Part 1 of this story ran a few days back—Ed.
We were sitting in a large concrete pipe running under the Kandahar-Herat Road in western Afghanistan, trying to ration the remains of the four liters of water each of us was carrying. Our two XL250s were parked outside, mine with the rear wheel missing. Charlie had that in our temporary home, looking for the hole in the tube. It was not how we had pictured ourselves during our 570 kilometer day on the way to Herat.
Woken by the early- morning call of the muezzin we had quickly loaded the bikes outside our basic hotel and headed north. Leaving Kandahar in the early morning light we found riding in the cool of the morning very pleasant, and we even pushed the XLs past their usual touring speed of 80 km/h on the smooth road surface. All was right with the world as we rolled into the Dasht-e Margo – the Desert of Death – on the way to our appointment with the concrete pipe.

That’s not mist over the desert, it’s the ever-present dust.
It was a desert all right, but there was little sign of death; not even roadkill. Traffic was light and the scarcity of towns along the way meant that there was little side traffic. It did get hotter as the day wore on, and we wetted our T-shirts with some of the water from the canisters we carried in our luggage racks. Despite that we were sweating freely by the time we reached the modern, high steel bridge over the Farah River, and we were ready for some more cooling. I later discovered that Farah once experienced a temperature of 49.9 °C (121.8 °F), which is the highest ever recorded in Afghanistan. From the bridge, the shallow water of the river looked quite clean and we simultaneously decided on a quick refreshing dip.
Reaching the water’s edge meant riding across a wide apron of large, rounded pebbles, which was no problem with the bikes’ Trials Universal tires, although as we later discovered, it wasn’t just pebbles. We propped the bikes on their side stands and stripped to our underpants before sliding into the warm but still refreshing water. Eventually we soaked our t-shirts and the insides of our helmets before climbing back into our other riding gear and riding back up to the road.

Charlie goofs around with the attendants at another Afghan petrol station; it was too hot to take photos on this road.
There is a petrol station not far to the west of the bridge – It’s still there, I’ve just found it again on Google Maps – and we pulled in to fill our Acerbis tanks. Now there is something you must understand about buying petrol in Afghanistan. The bowsers do not have an indication of the price on them; all they show is the quantity. It had taken us a while and costs us a few afghanis (the name of the currency as well as the people) before we realized that the price of petrol was the same throughout the country. So all you needed to do was multiply what it said on the bowser by that figure to get the total that you owed.
Sounds simple. You just hand the attendant a few notes and hold out your hand for change. He smiles and looks at you. You wiggle your hand. He goes, “Oh!” and gives you a few coins, but far fewer than the amount owed to you. You count the coins, wiggle your hand again and look stern. He tilts his head inquisitively, still smiling quietly. You take a step towards him and he goes “Oh!” again before giving you another coin. This continues until you are so fed up that you turn and leave or, rarely, until he reaches the amount he owes you.
It happened every time.
I gave up on this occasion when he was still a few cents short, but we did get to refill our water containers – a fortunate decision because a few kilometers further on, the thorn I had picked up with my rear tire on our way down to the river bank worked its way through to the tube, and my rear tire went flat. Fortunately, we were just over the large concrete pipe you met at the beginning of this story so we could get out of the sun which was biting quite hard by now. Charlie found the thorn and fixed the tube, reinstalled the wheel and we continued on our way.

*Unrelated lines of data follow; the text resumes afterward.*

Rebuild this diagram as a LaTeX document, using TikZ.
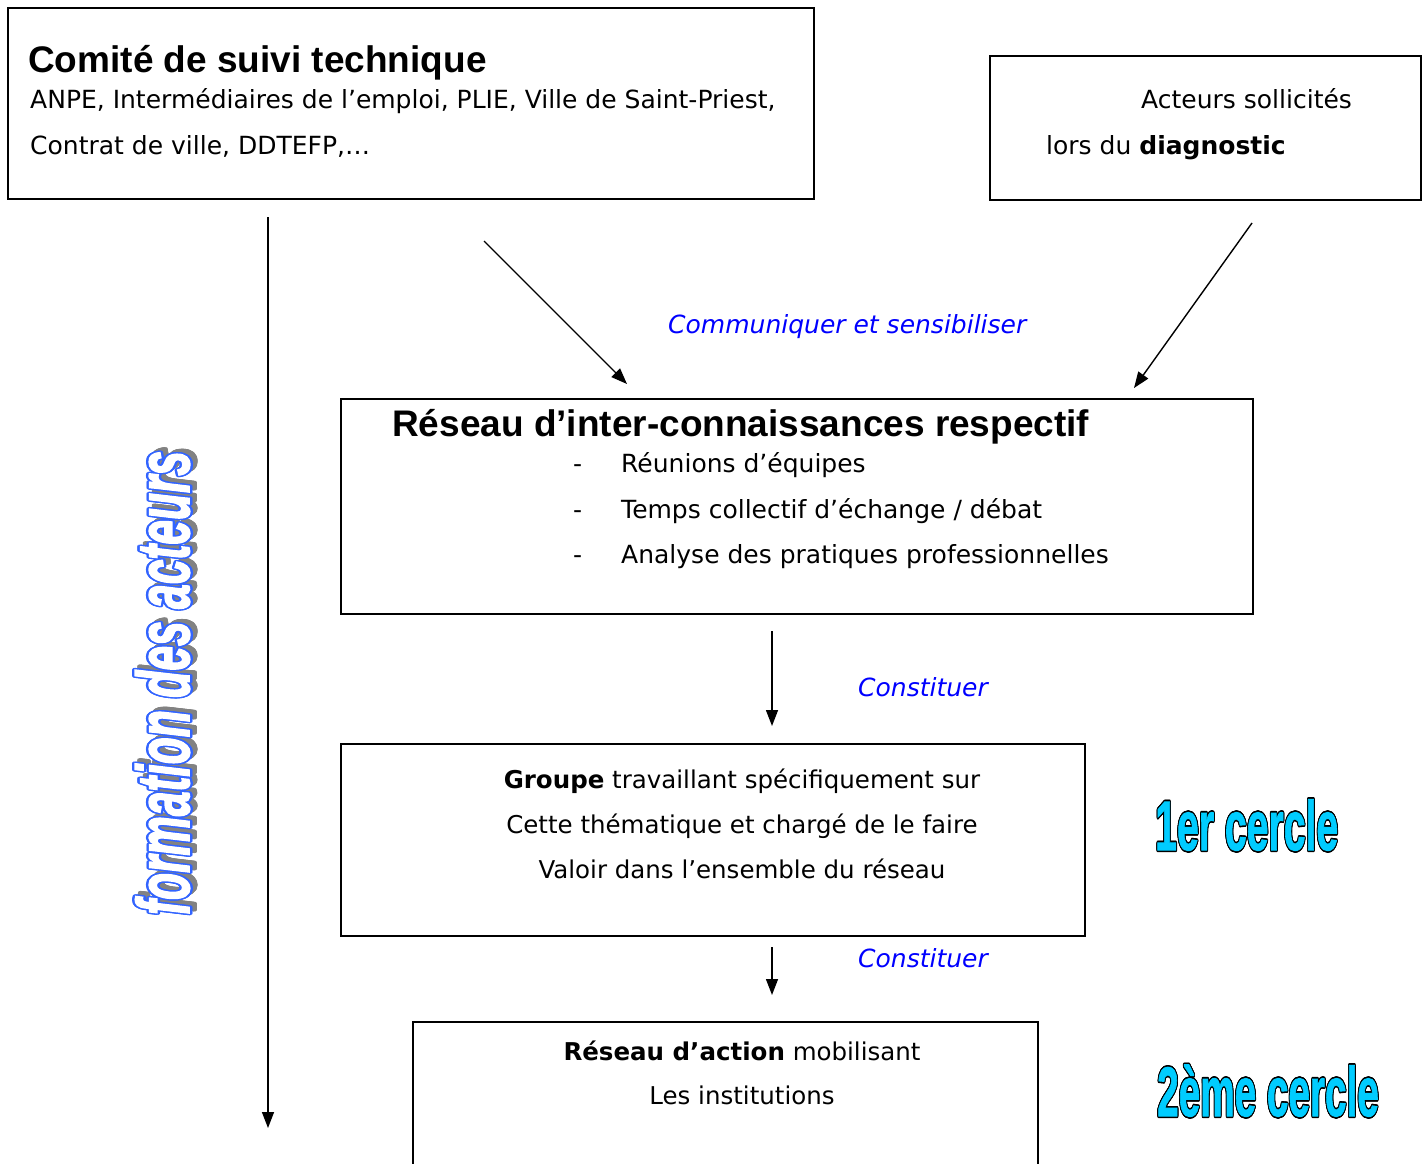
\documentclass[tikz,border=0pt]{standalone}
\usepackage{fontspec}
\setmainfont{DejaVu Sans}
\newfontfamily\arialf{Liberation Sans}
\newfontface\heavyit{Liberation Sans Bold Italic}[FakeBold=2.5]
\newfontface\heavyup{Liberation Sans Bold}[FakeBold=1.5]
\usetikzlibrary{arrows.meta}
\definecolor{lblue}{RGB}{0,0,255}
\definecolor{wcyan}{RGB}{0,204,255}
\definecolor{wblue}{RGB}{50,100,255}
\definecolor{wshadow}{RGB}{130,130,130}
\newcommand\outtext[4]{%
  \foreach \oa in {0,30,...,330}{%
    \pgfmathsetlengthmacro\ox{#3*cos(\oa)}%
    \pgfmathsetlengthmacro\oy{#3*sin(\oa)}%
    \rlap{\hspace*{\ox}\raisebox{\oy}{\color{#1}#4}}}%
  {\color{#2}#4}}
\begin{document}
\begin{tikzpicture}[x=1pt,y=-1pt,
  box/.style={draw, line width=1.8pt, anchor=north west, inner sep=0pt},
  arr/.style={line width=1.4pt, -{Triangle[length=16pt,width=12pt]}},
  txt/.style={anchor=base west, inner sep=0pt, font=\fontsize{25}{30}\selectfont},
  ctxt/.style={anchor=base, inner sep=0pt, font=\fontsize{24.5}{30}\selectfont},
  ttl/.style={anchor=base west, inner sep=0pt, font=\arialf\bfseries\fontsize{37}{42}\selectfont},
  verb/.style={anchor=base west, inner sep=0pt, text=lblue, font=\itshape\fontsize{25}{30}\selectfont},
  art/.style={anchor=base west, inner sep=0pt, font=\heavyup\fontsize{70}{80}\selectfont}]
\useasboundingbox (0,0) rectangle (1426,1163);
\fill[white] (0,0) rectangle (1426,1163);
% boxes
\node[box, minimum width=806pt, minimum height=191pt] (b1) at (7,7) {};
\node[box, minimum width=431pt, minimum height=144pt] (b2) at (989,55) {};
\node[box, minimum width=912pt, minimum height=215pt] (b3) at (340,398) {};
\node[box, minimum width=744pt, minimum height=192pt] (b4) at (340,743) {};
\node[box, minimum width=625pt, minimum height=170pt] (b5) at (412,1021) {};
% box 1 text
\node[ttl] (t1) at (28,72) {Comité de suivi technique};
\node[txt] (t1a) at (30,108) {ANPE, Intermédiaires de l’emploi, PLIE, Ville de Saint-Priest,};
\node[txt] (t1b) at (30,154) {Contrat de ville, DDTEFP,…};
% box 2 text
\node[txt] (t2a) at (1141,108) {Acteurs sollicités};
\node[txt] (t2b) at (1046,154) {lors du \textbf{diagnostic}};
% box 3 text
\node[ttl] (t3) at (392,436) {Réseau d’inter-connaissances respectif};
\node[txt] (d1) at (573,472) {-};
\node[txt] (i1) at (621,472) {Réunions d’équipes};
\node[txt] (d2) at (573,518) {-};
\node[txt] (i2) at (621,518) {Temps collectif d’échange / débat};
\node[txt] (d3) at (573,563) {-};
\node[txt] (i3) at (621,563) {Analyse des pratiques professionnelles};
% box 4 text
\node[ctxt] (t4a) at (742,788) {\textbf{Groupe} travaillant spécifiquement sur};
\node[ctxt] (t4b) at (742,833) {Cette thématique et chargé de le faire};
\node[ctxt] (t4c) at (742,878) {Valoir dans l’ensemble du réseau};
% box 5 text
\node[ctxt] (t5a) at (742,1060) {\textbf{Réseau d’action} mobilisant};
\node[ctxt] (t5b) at (742,1104) {Les institutions};
% verbs
\node[verb] (v1) at (668,333) {Communiquer et sensibiliser};
\node[verb] (v2) at (858,696) {Constituer};
\node[verb] (v3) at (858,967) {Constituer};
% arrows
\coordinate (a0s) at (268,217); \coordinate (a0e) at (268,1128);
\coordinate (a1s) at (484,241); \coordinate (a1e) at (627,384);
\coordinate (a2s) at (1252,223); \coordinate (a2e) at (1134,388);
\coordinate (a3s) at (772,631); \coordinate (a3e) at (772,726);
\coordinate (a4s) at (772,947); \coordinate (a4e) at (772,995);
\draw[arr] (a0s) -- (a0e);
\draw[arr] (a1s) -- (a1e);
\draw[arr] (a2s) -- (a2e);
\draw[arr] (a3s) -- (a3e);
\draw[arr] (a4s) -- (a4e);
% word art
\node[art] (c1) at (1155,850) {\scalebox{0.56}[1]{\outtext{black}{wcyan}{1.6}{1er cercle}}};
\node[art] (c2) at (1157,1116) {\scalebox{0.553}[1]{\outtext{black}{wcyan}{1.6}{2ème cercle}}};
\node[anchor=base west, inner sep=0pt, rotate=90, font=\heavyit\fontsize{74}{80}\selectfont] (fa) at (189,915)
  {\scalebox{0.6}[1]{\rlap{\hspace*{6pt}\raisebox{-5pt}{\outtext{wshadow}{wshadow}{2}{formation des acteurs}}}\outtext{wblue}{white}{2.4}{formation des acteurs}}};
\end{tikzpicture}
\end{document}
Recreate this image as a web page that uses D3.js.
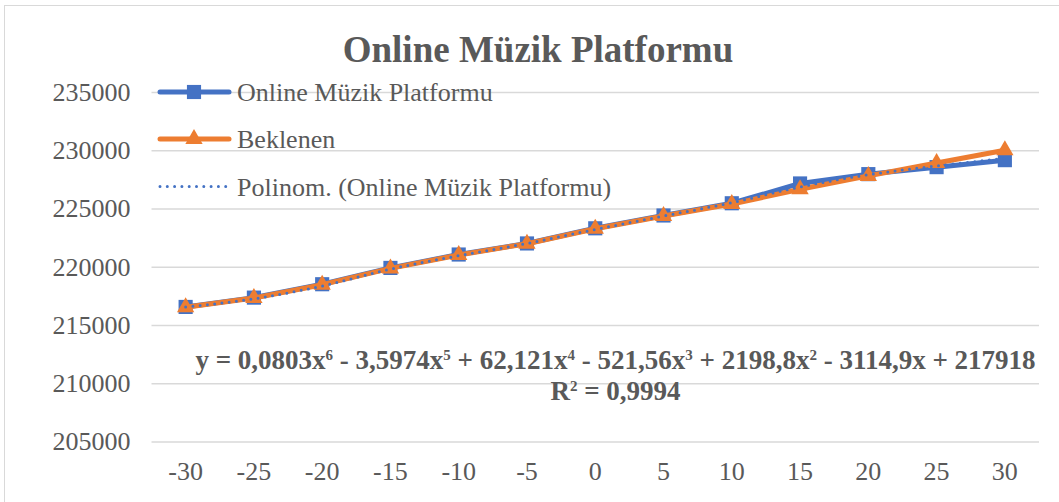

Charlie, who was and is a great bush mechanic, looked after the bikes while I handled paperwork.
Then the tire went flat again. This time our repair site was just rocks by the side of the road, there being no pipes or anything else to be had for shelter. Another thorn was making its presence felt – one that had not been obvious during the previous repairs when Charlie had carefully checked the inside of the tire carcass for just that possibility. It had obviously still been making its way through the rubber of the tire. Another patch, another careful check of both the inside and outside of the tire, and we were off once more. Our water containers were empty before this patch was in place. Did I mention it was hot?

There’s no shortage of scenery although one rock face tends to look like another after a while.
Then the tire went flat again. It looked like the Dasht-e Margo was staking some kind of claim on us. This time it wasn’t a thorn; the tube had been pinched during installation. Had we had a spare tube we would have fitted that, but the tube was already our spare. Charlie was very careful with it and we made it to Herat early in the evening with air in all tires – a bit of an anticlimax but a very welcome one.
A couple of days later with the fine for overstaying our visas paid, we crossed the border into Iran which is another story. A cheerful one, too!